# TASK PROMPT
All the data below goes into the copy word for word, but the pictures don't.

______________________________

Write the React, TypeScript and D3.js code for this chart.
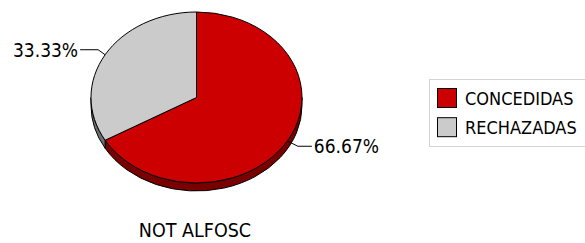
import React, { useEffect, useRef } from 'react'
import * as d3 from 'd3'

const categories = ['CONCEDIDAS', 'RECHAZADAS']
const values = [66.67, 33.33]
const percentLabels = ['66.67%', '33.33%']
const chartTitle = 'NOT ALFOSC'
const topColors = ['#cc0000', '#cbcbcb']
const sideColors = ['#7a0000', '#6e6e6e']

export default function App() {
  const ref = useRef<SVGSVGElement | null>(null)

  useEffect(() => {
    if (!ref.current) return
    const svg = d3.select(ref.current)
    svg.selectAll('*').remove()

    const cx = 196.5, cy = 97.5, rx = 105.5, ry = 85.5, depth = 8
    const font = '"DejaVu Sans Condensed", "DejaVu Sans", sans-serif'

    const pie = d3.pie<number>().sort(null).startAngle(0).endAngle(2 * Math.PI)
    const arcs = pie(values)
    const pt = (a: number, dy = 0): [number, number] => [cx + rx * Math.sin(a), cy - ry * Math.cos(a) + dy]

    // side walls (front half only: angles PI/2 .. 3PI/2)
    arcs.forEach((d, i) => {
      const a0 = Math.max(d.startAngle, Math.PI / 2)
      const a1 = Math.min(d.endAngle, 1.5 * Math.PI)
      if (a1 <= a0) return
      const [x0, y0] = pt(a0)
      const [x1, y1] = pt(a1)
      const large = a1 - a0 > Math.PI ? 1 : 0
      const p = `M${x0},${y0} A${rx},${ry} 0 ${large} 1 ${x1},${y1} L${x1},${y1 + depth} A${rx},${ry} 0 ${large} 0 ${x0},${y0 + depth} Z`
      svg.append('path').attr('d', p).attr('fill', sideColors[i]).attr('stroke', '#000').attr('stroke-width', 1)
    })

    const arc = d3.arc<d3.PieArcDatum<number>>().innerRadius(0).outerRadius(rx)
    svg.append('g')
      .attr('transform', `translate(${cx},${cy}) scale(1,${ry / rx})`)
      .selectAll('path')
      .data(arcs)
      .enter()
      .append('path')
      .attr('d', arc)
      .attr('fill', (_, i) => topColors[i])
      .attr('stroke', '#000')
      .attr('stroke-width', 1)
      .attr('vector-effect', 'non-scaling-stroke')

    // leader lines + labels
    arcs.forEach((d, i) => {
      const mid = (d.startAngle + d.endAngle) / 2
      const [px, py] = pt(mid, Math.sin(mid) > 0 ? 1 : 0)
      const right = Math.sin(mid) > 0
      const ex = right ? px + 10 : px - 7
      const ey = right ? py + 5 : py - 5
      const lx = right ? ex + 14 : ex - 18
      svg.append('path')
        .attr('d', `M${px},${py} L${ex},${ey} L${lx},${ey}`)
        .attr('fill', 'none').attr('stroke', '#000').attr('stroke-width', 1)
      svg.append('text')
        .attr('x', right ? lx + 2 : lx - 2).attr('y', ey + 7)
        .attr('text-anchor', right ? 'start' : 'end')
        .attr('font-family', font).attr('font-size', 19).attr('fill', '#000')
        .text(percentLabels[i])
    })

    // legend
    const lg = svg.append('g')
    lg.append('rect').attr('x', 429.5).attr('y', 79.5).attr('width', 170).attr('height', 67)
      .attr('fill', '#fff').attr('stroke', '#d4d4d4').attr('stroke-width', 1)
    const ly = d3.scaleBand<string>().domain(categories).range([86, 140]).paddingInner(0.15)
    categories.forEach((c, i) => {
      const y = ly(c) as number
      lg.append('rect').attr('x', 437.5).attr('y', y + 2.5).attr('width', 19).attr('height', 19)
        .attr('fill', topColors[i]).attr('stroke', '#000').attr('stroke-width', 1)
      lg.append('text').attr('x', 465).attr('y', y + 19)
        .attr('font-family', font).attr('font-size', 18).attr('fill', '#000')
        .text(c)
    })

    svg.append('text').attr('x', 195).attr('y', 237).attr('text-anchor', 'middle')
      .attr('font-family', font).attr('font-size', 19.5).attr('fill', '#000')
      .text(chartTitle)
  }, [])

  return (
    <svg ref={ref} width={585} height={243}
      style={{ position: 'absolute', left: 0, top: 0, background: '#fff' }} />
  )
}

______________________________

# RESULT OF THIS TASK
Write the React, TypeScript and D3.js code for this chart.
import React, { useEffect, useRef } from 'react'
import * as d3 from 'd3'

const categories = ['CONCEDIDAS', 'RECHAZADAS']
const values = [66.67, 33.33]
const percentLabels = ['66.67%', '33.33%']
const chartTitle = 'NOT ALFOSC'
const topColors = ['#cc0000', '#cbcbcb']
const sideColors = ['#7a0000', '#6e6e6e']

export default function App() {
  const ref = useRef<SVGSVGElement | null>(null)

  useEffect(() => {
    if (!ref.current) return
    const svg = d3.select(ref.current)
    svg.selectAll('*').remove()

    const cx = 196.5, cy = 97.5, rx = 105.5, ry = 85.5, depth = 8
    const font = '"DejaVu Sans Condensed", "DejaVu Sans", sans-serif'

    const pie = d3.pie<number>().sort(null).startAngle(0).endAngle(2 * Math.PI)
    const arcs = pie(values)
    const pt = (a: number, dy = 0): [number, number] => [cx + rx * Math.sin(a), cy - ry * Math.cos(a) + dy]

    // side walls (front half only: angles PI/2 .. 3PI/2)
    arcs.forEach((d, i) => {
      const a0 = Math.max(d.startAngle, Math.PI / 2)
      const a1 = Math.min(d.endAngle, 1.5 * Math.PI)
      if (a1 <= a0) return
      const [x0, y0] = pt(a0)
      const [x1, y1] = pt(a1)
      const large = a1 - a0 > Math.PI ? 1 : 0
      const p = `M${x0},${y0} A${rx},${ry} 0 ${large} 1 ${x1},${y1} L${x1},${y1 + depth} A${rx},${ry} 0 ${large} 0 ${x0},${y0 + depth} Z`
      svg.append('path').attr('d', p).attr('fill', sideColors[i]).attr('stroke', '#000').attr('stroke-width', 1)
    })

    const arc = d3.arc<d3.PieArcDatum<number>>().innerRadius(0).outerRadius(rx)
    svg.append('g')
      .attr('transform', `translate(${cx},${cy}) scale(1,${ry / rx})`)
      .selectAll('path')
      .data(arcs)
      .enter()
      .append('path')
      .attr('d', arc)
      .attr('fill', (_, i) => topColors[i])
      .attr('stroke', '#000')
      .attr('stroke-width', 1)
      .attr('vector-effect', 'non-scaling-stroke')

    // leader lines + labels
    arcs.forEach((d, i) => {
      const mid = (d.startAngle + d.endAngle) / 2
      const [px, py] = pt(mid, Math.sin(mid) > 0 ? 1 : 0)
      const right = Math.sin(mid) > 0
      const ex = right ? px + 10 : px - 7
      const ey = right ? py + 5 : py - 5
      const lx = right ? ex + 14 : ex - 18
      svg.append('path')
        .attr('d', `M${px},${py} L${ex},${ey} L${lx},${ey}`)
        .attr('fill', 'none').attr('stroke', '#000').attr('stroke-width', 1)
      svg.append('text')
        .attr('x', right ? lx + 2 : lx - 2).attr('y', ey + 7)
        .attr('text-anchor', right ? 'start' : 'end')
        .attr('font-family', font).attr('font-size', 19).attr('fill', '#000')
        .text(percentLabels[i])
    })

    // legend
    const lg = svg.append('g')
    lg.append('rect').attr('x', 429.5).attr('y', 79.5).attr('width', 170).attr('height', 67)
      .attr('fill', '#fff').attr('stroke', '#d4d4d4').attr('stroke-width', 1)
    const ly = d3.scaleBand<string>().domain(categories).range([86, 140]).paddingInner(0.15)
    categories.forEach((c, i) => {
      const y = ly(c) as number
      lg.append('rect').attr('x', 437.5).attr('y', y + 2.5).attr('width', 19).attr('height', 19)
        .attr('fill', topColors[i]).attr('stroke', '#000').attr('stroke-width', 1)
      lg.append('text').attr('x', 465).attr('y', y + 19)
        .attr('font-family', font).attr('font-size', 18).attr('fill', '#000')
        .text(c)
    })

    svg.append('text').attr('x', 195).attr('y', 237).attr('text-anchor', 'middle')
      .attr('font-family', font).attr('font-size', 19.5).attr('fill', '#000')
      .text(chartTitle)
  }, [])

  return (
    <svg ref={ref} width={585} height={243}
      style={{ position: 'absolute', left: 0, top: 0, background: '#fff' }} />
  )
}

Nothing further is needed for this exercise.